* **EXERCISE BRIEF**:
In this exercise, the entries below include pictures. Repeat exactly the lines from the line with "Write a Python" to the line with "1482, 1490, 1499, 1498.5, 1490, 1523]", including both, but without the pictures.

start MATERIAL

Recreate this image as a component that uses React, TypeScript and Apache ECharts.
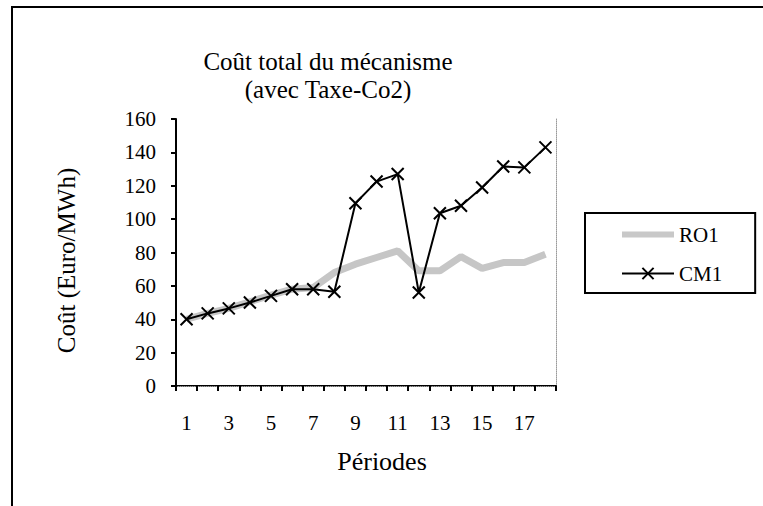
import React, { useEffect, useRef } from "react";
import * as echarts from "echarts";

const periods = ["1", "2", "3", "4", "5", "6", "7", "8", "9", "10", "11", "12", "13", "14", "15", "16", "17", "18"];
const ro1 = [40, 43.5, 46.5, 50.5, 54.5, 58, 59, 68, 73, 77, 81, 69, 69, 77.5, 70.5, 74, 74, 79];
const cm1 = [40, 43.5, 46.5, 50, 54, 58, 58, 56.5, 109.5, 122.5, 127, 56, 103.5, 108, 119, 131.5, 131, 143];
const yTicks = { min: 0, max: 160, interval: 20 };
const titleLines = ["Coût total du mécanisme", "(avec Taxe-Co2)"];
const xName = "Périodes";
const yName = "Coût (Euro/MWh)";
const seriesNames = ["RO1", "CM1"];

const FONT = "Times New Roman, Liberation Serif, serif";

export default function App() {
  const ref = useRef<HTMLDivElement>(null);
  useEffect(() => {
    if (!ref.current) return;
    const chart = echarts.init(ref.current, undefined, { renderer: "svg" });
    chart.setOption({
      animation: false,
      backgroundColor: "#ffffff",
      textStyle: { fontFamily: FONT },
      title: {
        text: titleLines.join("\n"),
        left: 323,
        top: 42,
        textAlign: "center",
        textStyle: { fontFamily: FONT, fontSize: 25, fontWeight: "normal", color: "#000", lineHeight: 28 },
      },
      legend: {
        orient: "vertical",
        left: 585,
        top: 213,
        padding: [11, 33, 9, 34],
        itemGap: 18,
        itemWidth: 52,
        itemHeight: 14,
        borderColor: "#000",
        borderWidth: 2,
        textStyle: { fontFamily: FONT, fontSize: 21, color: "#000" },
        data: [
          { name: seriesNames[0], itemStyle: { opacity: 0 }, lineStyle: { width: 6, color: "#c8c8c8" } },
          { name: seriesNames[1], lineStyle: { width: 2, color: "#000" } },
        ],
      },
      graphic: [
        {
          type: "rect",
          shape: { x: 12, y: 7, width: 800, height: 600 },
          style: { fill: "none", stroke: "#000", lineWidth: 2 },
          silent: true,
        },
      ],
      grid: { left: 176, top: 119, width: 380, height: 267 },
      xAxis: [
        {
          type: "category",
          data: periods,
          boundaryGap: true,
          name: xName,
          nameLocation: "middle",
          nameGap: 62,
          nameTextStyle: { fontFamily: FONT, fontSize: 26, color: "#000", padding: [0, 0, 0, 32] },
          axisLine: { show: true, lineStyle: { color: "#000", width: 2 } },
          axisTick: { show: true, interval: 0, length: 5, lineStyle: { color: "#000", width: 2 } },
          axisLabel: { interval: 1, margin: 26, fontFamily: FONT, fontSize: 21, color: "#000" },
          splitLine: { show: false },
        },
        {
          type: "category",
          data: periods,
          position: "top",
          axisLine: { show: true, lineStyle: { color: "#999", width: 1, type: "dotted" } },
          axisTick: { show: false },
          axisLabel: { show: false },
          splitLine: { show: false },
        },
      ],
      yAxis: [
        {
          type: "value",
          min: yTicks.min,
          max: yTicks.max,
          interval: yTicks.interval,
          name: yName,
          nameLocation: "middle",
          nameRotate: 90,
          nameGap: 97,
          nameTextStyle: { fontFamily: FONT, fontSize: 25, color: "#000", padding: [0, 16, 0, 0] },
          axisLine: { show: true, lineStyle: { color: "#000", width: 2 } },
          axisTick: { show: true, length: 5, lineStyle: { color: "#000", width: 2 } },
          axisLabel: { margin: 20, fontFamily: FONT, fontSize: 21, color: "#000" },
          splitLine: { show: false },
        },
        {
          type: "value",
          min: yTicks.min,
          max: yTicks.max,
          interval: yTicks.interval,
          position: "right",
          axisLine: { show: true, lineStyle: { color: "#999", width: 1, type: "dotted" } },
          axisTick: { show: false },
          axisLabel: { show: false },
          splitLine: { show: false },
        },
      ],
      series: [
        {
          name: seriesNames[0],
          type: "line",
          data: ro1,
          symbol: "none",
          lineStyle: { color: "#c6c6c6", width: 7 },
          itemStyle: { color: "#c6c6c6" },
          z: 2,
        },
        {
          name: seriesNames[1],
          type: "line",
          data: cm1,
          symbol: "path://M0,0L10,10M0,10L10,0",
          symbolSize: 12,
          lineStyle: { color: "#000", width: 2 },
          itemStyle: { color: "#000", borderColor: "#000", borderWidth: 2 },
          z: 3,
        },
      ],
    });
    return () => chart.dispose();
  }, []);
  return (
    <div
      ref={ref}
      style={{ position: "absolute", left: 0, top: 0, width: 763, height: 506 }}
    />
  );
}
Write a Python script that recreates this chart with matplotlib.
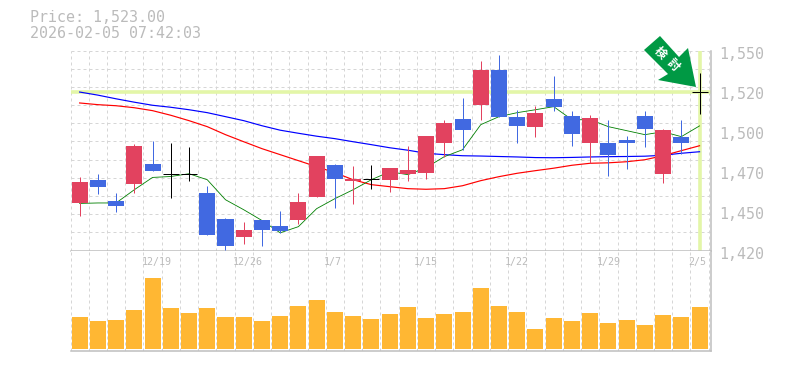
import matplotlib
matplotlib.use("Agg")
import matplotlib.pyplot as plt
from matplotlib.patches import Polygon
from matplotlib.transforms import ScaledTranslation

W, H = 785, 370

# 日足 (open, high, low, close)
opens = [1450.6, 1466, 1452, 1463, 1476.4, 1470, 1470, 1457.5, 1440.6, 1429, 1440, 1436, 1440, 1455, 1475.8, 1465.4,
         1466.5, 1466, 1470, 1470.6, 1490, 1505.7, 1514.8, 1537.5, 1507, 1500.5, 1518.7, 1507.6, 1490, 1490, 1492,
         1507.6, 1470, 1494, 1523]
highs = [1468, 1470, 1457.5, 1489, 1491, 1490, 1487, 1462, 1441, 1438.7, 1440, 1446, 1457.5, 1481.6, 1476.4, 1475,
         1475.8, 1473.8, 1488, 1494.6, 1505, 1519, 1543.4, 1547, 1511.5, 1514, 1533.6, 1510.9, 1508, 1505, 1494.6,
         1510.9, 1499, 1505, 1535.5]
lows = [1442.6, 1457, 1445, 1457.5, 1472, 1454, 1465, 1430, 1420.5, 1424.4, 1423, 1431.5, 1437.4, 1455, 1447.8,
        1450.4, 1460, 1458.2, 1465.4, 1466.7, 1481, 1485.5, 1505, 1507, 1490, 1494, 1510.9, 1488, 1477, 1468.6, 1473,
        1487.4, 1464, 1483, 1509]
closes = [1464.7, 1461.6, 1449, 1488, 1472, 1470, 1470, 1430, 1423, 1433.5, 1433.5, 1433, 1451.7, 1481.6, 1466.7,
          1466.7, 1466.5, 1473.8, 1472.5, 1494.6, 1503, 1498.5, 1537.5, 1507, 1501, 1509.6, 1513.5, 1495.9, 1506.3,
          1482, 1490, 1499, 1498.5, 1490, 1523]

# 移動平均線
ma_short = [1450.6, 1450.9, 1450.9, 1459.5, 1467.5, 1468.1, 1469.9, 1466, 1453, 1446.5, 1439.5, 1431.5, 1435.5,
            1447.2, 1453.7, 1459.5, 1466, 1471.2, 1469.3, 1473.8, 1481, 1485.5, 1501.8, 1507, 1509.6, 1511.5, 1513.5,
            1505, 1505, 1500.5, 1497.9, 1495.3, 1497.2, 1494, 1501]
ma_mid = [1515.9, 1514.8, 1514.1, 1512.8, 1510.9, 1507.9, 1504.4, 1500.5, 1495.3, 1490.7, 1486.2, 1482.3, 1478.4,
          1474.5, 1470.6, 1466, 1462.8, 1461.5, 1460.2, 1459.8, 1460.2, 1462.1, 1465.4, 1468, 1470.2, 1471.9, 1473.5,
          1475.4, 1476.7, 1477, 1477.7, 1479, 1481.6, 1484.9, 1488.1]
ma_long = [1523, 1521, 1518.6, 1516.4, 1514.4, 1513.1, 1511.5, 1509.6, 1507, 1504.4, 1501.1, 1498.2, 1496.2, 1494.3,
           1492.7, 1490.7, 1488.8, 1486.8, 1485.2, 1483.2, 1482.3, 1481.6, 1481.4, 1481.1, 1480.8, 1480.4, 1480.3,
           1480.5, 1480.8, 1481, 1481.1, 1481.3, 1481.9, 1483.2, 1484.2]

volumes = [32, 28, 29, 39, 71, 41, 36, 41, 32, 32, 28, 33, 43, 49, 37, 33, 30, 35, 42, 31, 35, 37, 61, 43, 37, 20, 31,
           28, 36, 26, 29, 24, 34, 32, 42]

price_ticks = [1420, 1446, 1472, 1498, 1524, 1550]
price_labels = ["1,420", "1,450", "1,470", "1,500", "1,520", "1,550"]
date_pos = [4, 9, 14, 19, 24, 29, 34]
date_labels = ["12/19", "12/26", "1/7", "1/15", "1/22", "1/29", "2/5"]
date_nudge = [4, 4, -2, 0, 0, 0, -2.5]
last_price = 1523

RED = "#E2425F"
BLUE = "#4169E1"
LIME = "#E3F6A8"
GRID = "#D6D6D6"
AXIS = "#BFBFBF"
TEXT = "#BBBBBB"
MONO = "DejaVu Sans Mono"


def box(left, top, right, bottom):
    return [left / W, 1 - bottom / H, (right - left) / W, (bottom - top) / H]


fig = plt.figure(figsize=(W / 100, H / 100), dpi=100)
ax = fig.add_axes(box(70.5, 50.5, 710.5, 250.5))
vol = fig.add_axes(box(70.5, 250.5, 710.5, 350.5))

xs = range(len(closes))
dash = (0, (3, 3))
for a in (ax, vol):
    a.set_xlim(-0.5, 34.6)
    for i in xs:
        a.axvline(i - 0.5, color=GRID, lw=0.72, ls=dash, zorder=0)
    a.axvline(34.5, color=GRID, lw=0.72, ls=dash, zorder=0)
    a.spines["left"].set_visible(False)
    a.spines["top"].set_visible(False)
    a.spines["right"].set_color(AXIS)
    a.spines["bottom"].set_color(AXIS)
    a.spines["right"].set_linewidth(1.1)
    a.spines["bottom"].set_linewidth(1.1)
    a.tick_params(length=0)
    a.set_xticks([])

# 価格
ax.set_ylim(1420, 1550)
for k in range(12):
    ax.axhline(1420 + k * 130 / 11, color=GRID, lw=0.72, ls=dash, zorder=0)

ax.axhline(last_price, color=LIME, lw=2.6, zorder=1)
ax.axvline(34, color=LIME, lw=2.6, zorder=1)

ax.plot(xs, ma_long, color="#0000FF", lw=0.85, zorder=2)
ax.plot(xs, ma_mid, color="#FF0000", lw=0.85, zorder=2)
ax.plot(xs, ma_short, color="#007F00", lw=0.6, zorder=2)

for i in xs:
    o, h, l, c = opens[i], highs[i], lows[i], closes[i]
    if c == o:
        ax.plot([i, i], [l, h], color="black", lw=0.72, zorder=3, solid_capstyle="butt")
        ax.plot([i - 0.44, i + 0.44], [c, c], color="black", lw=0.72, zorder=3, solid_capstyle="butt")
        continue
    col = RED if c > o else BLUE
    ax.plot([i, i], [l, h], color=col, lw=0.72, zorder=3, solid_capstyle="butt")
    ax.bar(i, abs(c - o), bottom=min(o, c), width=0.88, color=col, zorder=3)

ax.yaxis.tick_right()
ax.set_yticks(price_ticks)
ax.set_yticklabels(price_labels, family=MONO, fontsize=10.8, color=TEXT)
ax.tick_params(axis="y", pad=6)
down = ScaledTranslation(0, -2.5 / 100, fig.dpi_scale_trans)
for lab in ax.get_yticklabels():
    lab.set_transform(lab.get_transform() + down)

# 出来高
vol.bar(xs, volumes, width=0.88, color="#FFB733", zorder=2)
vol.set_ylim(-2, 98)
vol.set_yticks([])
for p, s, n in zip(date_pos, date_labels, date_nudge):
    vol.annotate(s, (p, 1), xycoords=("data", "axes fraction"), xytext=(n * 0.72, -8.3),
                 textcoords="offset points", ha="center", va="center", family=MONO, fontsize=7.2, color=TEXT, zorder=3)

fig.text(30 / W, 1 - 18 / H, "Price: 1,523.00", family=MONO, fontsize=10.8, color=TEXT, va="center")
fig.text(30 / W, 1 - 33 / H, "2026-02-05 07:42:03", family=MONO, fontsize=10.8, color=TEXT, va="center")

# 矢印
arrow = [(660, 36), (679, 57), (688, 48), (696, 87), (658, 80), (668, 74), (644, 50)]
fig.add_artist(Polygon([(x / W, 1 - y / H) for x, y in arrow], closed=True, transform=fig.transFigure,
                       facecolor="#009944", edgecolor="none", zorder=5))
fig.text(660 / W, 1 - 53 / H, "検", family="Noto Sans CJK JP", fontsize=8.5, fontweight="bold", color="white",
         rotation=-45, ha="center", va="center", zorder=6)
fig.text(673 / W, 1 - 65 / H, "討", family="Noto Sans CJK JP", fontsize=8.5, fontweight="bold", color="white",
         rotation=-45, ha="center", va="center", zorder=6)

fig.savefig("out.png", dpi=100)
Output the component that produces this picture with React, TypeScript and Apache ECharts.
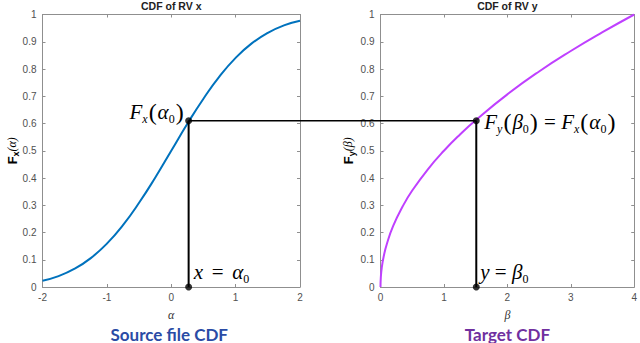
import React, { useEffect, useRef } from 'react';
import * as echarts from 'echarts';

// Left plot: CDF of RV x
const alphaValues = [-2, -1.75, -1.5, -1.25, -1, -0.75, -0.5, -0.25, 0, 0.25, 0.5, 0.75, 1, 1.25, 1.5, 1.75, 2];
const cdfXValues = [0.023, 0.04, 0.067, 0.106, 0.159, 0.227, 0.309, 0.401, 0.5, 0.599, 0.691, 0.773, 0.841, 0.894, 0.933, 0.96, 0.977];

// Right plot: CDF of RV y
const betaValues = [0, 0.005, 0.02, 0.05, 0.1, 0.2, 0.35, 0.5, 0.75, 1, 1.25, 1.5, 2, 2.5, 3, 3.5, 4];
const cdfYValues = [0, 0.035, 0.071, 0.112, 0.158, 0.224, 0.296, 0.354, 0.433, 0.5, 0.559, 0.612, 0.707, 0.791, 0.866, 0.935, 1.0];

// Mapping point
const alpha0 = 0.27;
const beta0 = 1.51;
const level0 = 0.61;

const titles = ['CDF of RV x', 'CDF of RV y'];
const captions = ['Source file CDF', 'Target CDF'];

export default function App() {
  const ref = useRef<HTMLDivElement>(null);
  useEffect(() => {
    document.body.style.margin = '0';
    const chart = echarts.init(ref.current!, null, { renderer: 'svg' });
    const frame = '#8f8f8f';
    const labelStyle = { color: '#505050', fontSize: 10, fontFamily: 'Liberation Sans, Arial, sans-serif', margin: 5 };
    const mkX = (gridIndex: number, min: number, max: number, position: string) => ({
      type: 'value', gridIndex, min, max, interval: 1, position,
      axisLine: { show: true, onZero: false, lineStyle: { color: frame, width: 1 } },
      axisTick: { show: true, inside: true, length: 3, lineStyle: { color: frame } },
      axisLabel: position === 'bottom' ? { ...labelStyle, showMinLabel: true, showMaxLabel: true } : { show: false },
      splitLine: { show: false },
    });
    const mkY = (gridIndex: number, position: string) => ({
      type: 'value', gridIndex, min: 0, max: 1, interval: 0.1, position,
      axisLine: { show: true, onZero: false, lineStyle: { color: frame, width: 1 } },
      axisTick: { show: true, inside: true, length: 3, lineStyle: { color: frame } },
      axisLabel: position === 'left' ? { ...labelStyle, margin: 6 } : { show: false },
      splitLine: { show: false },
    });
    const leftData = alphaValues.map((a, i) => [a, cdfXValues[i]]);
    const rightData = betaValues.map((b, i) => [b, cdfYValues[i]]);
    chart.setOption({
      animation: false,
      grid: [
        { left: 42.5, right: 340, top: 14.5, bottom: 56 },
        { left: 380.5, right: 3, top: 14.5, bottom: 56 },
      ],
      xAxis: [mkX(0, -2, 2, 'bottom'), mkX(0, -2, 2, 'top'), mkX(1, 0, 4, 'bottom'), mkX(1, 0, 4, 'top')],
      yAxis: [mkY(0, 'left'), mkY(0, 'right'), mkY(1, 'left'), mkY(1, 'right')],
      series: [
        { type: 'line', xAxisIndex: 0, yAxisIndex: 0, data: leftData, smooth: true, showSymbol: false,
          lineStyle: { color: '#0072BD', width: 2 } },
        { type: 'line', xAxisIndex: 2, yAxisIndex: 2, data: rightData, smooth: true, showSymbol: false,
          lineStyle: { color: '#BF40FF', width: 2 } },
        { type: 'line', xAxisIndex: 0, yAxisIndex: 0, data: [[alpha0, 0], [alpha0, level0]], showSymbol: false,
          lineStyle: { color: '#000', width: 2 }, z: 5 },
        { type: 'line', xAxisIndex: 2, yAxisIndex: 2, data: [[beta0, 0], [beta0, level0]], showSymbol: false,
          lineStyle: { color: '#000', width: 2 }, z: 5 },
        { type: 'scatter', xAxisIndex: 0, yAxisIndex: 0, data: [[alpha0, level0], [alpha0, 0]], symbolSize: 7,
          itemStyle: { color: '#000' }, clip: false, z: 10 },
        { type: 'scatter', xAxisIndex: 2, yAxisIndex: 2, data: [[beta0, level0], [beta0, 0]], symbolSize: 7,
          itemStyle: { color: '#000' }, clip: false, z: 10 },
      ],
    });

    const p1 = chart.convertToPixel({ xAxisIndex: 0, yAxisIndex: 0 }, [alpha0, level0]) as number[];
    const p2 = chart.convertToPixel({ xAxisIndex: 2, yAxisIndex: 2 }, [beta0, level0]) as number[];
    const b1 = chart.convertToPixel({ xAxisIndex: 0, yAxisIndex: 0 }, [alpha0, 0]) as number[];
    const b2 = chart.convertToPixel({ xAxisIndex: 2, yAxisIndex: 2 }, [beta0, 0]) as number[];
    const cL = chart.convertToPixel({ xAxisIndex: 0, yAxisIndex: 0 }, [0, 0.5]) as number[];
    const cR = chart.convertToPixel({ xAxisIndex: 2, yAxisIndex: 2 }, [2, 0.5]) as number[];

    const serif = 'Liberation Serif, Times New Roman, serif';
    const rich = {
      i: { fontFamily: serif, fontStyle: 'italic', fontSize: 21, lineHeight: 26, color: '#000' },
      s: { fontFamily: serif, fontStyle: 'italic', fontSize: 12, lineHeight: 12, verticalAlign: 'bottom', color: '#000' },
      n: { fontFamily: serif, fontSize: 12, lineHeight: 12, verticalAlign: 'bottom', color: '#000' },
      p: { fontFamily: serif, fontSize: 24, lineHeight: 26, color: '#000', padding: [0, 1, 0, 1] },
      e: { fontFamily: serif, fontSize: 21, lineHeight: 26, color: '#000' },
      t: { fontFamily: serif, fontSize: 14, lineHeight: 26, color: '#000' },
    };
    const yrich = {
      b: { fontFamily: 'Liberation Sans, Arial, sans-serif', fontWeight: 'bold', fontSize: 13, lineHeight: 16, color: '#222' },
      bs: { fontFamily: 'Liberation Sans, Arial, sans-serif', fontWeight: 'bold', fontSize: 9, lineHeight: 9, verticalAlign: 'bottom', color: '#222' },
      g: { fontFamily: serif, fontStyle: 'italic', fontSize: 12, lineHeight: 16, color: '#333' },
    };
    const captionFont = 'Lato, Open Sans, sans-serif';
    const titleStyle = { fontFamily: 'Liberation Sans, Arial, sans-serif', fontWeight: 'bold', fontSize: 10.5, fill: '#222', textAlign: 'center', textVerticalAlign: 'top' };
    chart.setOption({
      graphic: [
        { type: 'line', shape: { x1: p1[0], y1: p1[1], x2: p2[0], y2: p2[1] }, style: { stroke: '#000', lineWidth: 1.5 }, z: 100 },
        { type: 'text', x: cL[0], y: 0, style: { text: titles[0], ...titleStyle } },
        { type: 'text', x: cR[0], y: 0, style: { text: titles[1], ...titleStyle } },
        { type: 'text', x: 12, y: cL[1], rotation: Math.PI / 2, style: { text: '{b|F}{bs|x}{g|(α)}', rich: yrich, textAlign: 'center', textVerticalAlign: 'middle' } },
        { type: 'text', x: 348, y: cR[1], rotation: Math.PI / 2, style: { text: '{b|F}{bs|y}{g|(β)}', rich: yrich, textAlign: 'center', textVerticalAlign: 'middle' } },
        { type: 'text', x: cL[0], y: 315, style: { text: 'α', fontFamily: serif, fontStyle: 'italic', fontSize: 12, fill: '#333', textAlign: 'center', textVerticalAlign: 'middle' } },
        { type: 'text', x: cR[0], y: 315, style: { text: 'β', fontFamily: serif, fontStyle: 'italic', fontSize: 12, fill: '#333', textAlign: 'center', textVerticalAlign: 'middle' } },
        { type: 'text', x: cL[0] - 2, y: 334, style: { text: captions[0], fontFamily: captionFont, fontWeight: 'bold', fontSize: 17, fill: '#2A4BA5', textAlign: 'center', textVerticalAlign: 'middle' } },
        { type: 'text', x: cR[0], y: 334, style: { text: captions[1], fontFamily: captionFont, fontWeight: 'bold', fontSize: 17, fill: '#7030A0', textAlign: 'center', textVerticalAlign: 'middle' } },
        { type: 'text', x: p1[0] - 4, y: p1[1] - 9, z: 50, style: { text: '{i|F}{s|x}{p|(}{i|α}{n|0}{p|)}', rich, textAlign: 'right', textVerticalAlign: 'middle' } },
        { type: 'text', x: p2[0] + 8, y: p2[1] + 1, z: 50, style: { text: '{i|F}{s|y}{p|(}{i|β}{n|0}{p|)}{e| = }{i|F}{s|x}{p|(}{i|α}{n|0}{p|)}', rich, textAlign: 'left', textVerticalAlign: 'middle' } },
        { type: 'text', x: b1[0] + 5, y: b1[1] - 15, z: 50, style: { text: '{i|x}{t| }{e| = }{t| }{i|α}{n|0}', rich, textAlign: 'left', textVerticalAlign: 'middle' } },
        { type: 'text', x: b2[0] + 4, y: b2[1] - 15, z: 50, style: { text: '{i|y}{e| = }{i|β}{n|0}', rich, textAlign: 'left', textVerticalAlign: 'middle' } },
      ],
    });
    return () => chart.dispose();
  }, []);
  return <div ref={ref} style={{ width: 640, height: 343 }} />;
}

end MATERIAL

* **THE COMPLETED TASK**:
Write a Python script that recreates this chart with matplotlib.
import matplotlib
matplotlib.use("Agg")
import matplotlib.pyplot as plt
from matplotlib.patches import Polygon
from matplotlib.transforms import ScaledTranslation

W, H = 785, 370

# 日足 (open, high, low, close)
opens = [1450.6, 1466, 1452, 1463, 1476.4, 1470, 1470, 1457.5, 1440.6, 1429, 1440, 1436, 1440, 1455, 1475.8, 1465.4,
         1466.5, 1466, 1470, 1470.6, 1490, 1505.7, 1514.8, 1537.5, 1507, 1500.5, 1518.7, 1507.6, 1490, 1490, 1492,
         1507.6, 1470, 1494, 1523]
highs = [1468, 1470, 1457.5, 1489, 1491, 1490, 1487, 1462, 1441, 1438.7, 1440, 1446, 1457.5, 1481.6, 1476.4, 1475,
         1475.8, 1473.8, 1488, 1494.6, 1505, 1519, 1543.4, 1547, 1511.5, 1514, 1533.6, 1510.9, 1508, 1505, 1494.6,
         1510.9, 1499, 1505, 1535.5]
lows = [1442.6, 1457, 1445, 1457.5, 1472, 1454, 1465, 1430, 1420.5, 1424.4, 1423, 1431.5, 1437.4, 1455, 1447.8,
        1450.4, 1460, 1458.2, 1465.4, 1466.7, 1481, 1485.5, 1505, 1507, 1490, 1494, 1510.9, 1488, 1477, 1468.6, 1473,
        1487.4, 1464, 1483, 1509]
closes = [1464.7, 1461.6, 1449, 1488, 1472, 1470, 1470, 1430, 1423, 1433.5, 1433.5, 1433, 1451.7, 1481.6, 1466.7,
          1466.7, 1466.5, 1473.8, 1472.5, 1494.6, 1503, 1498.5, 1537.5, 1507, 1501, 1509.6, 1513.5, 1495.9, 1506.3,
          1482, 1490, 1499, 1498.5, 1490, 1523]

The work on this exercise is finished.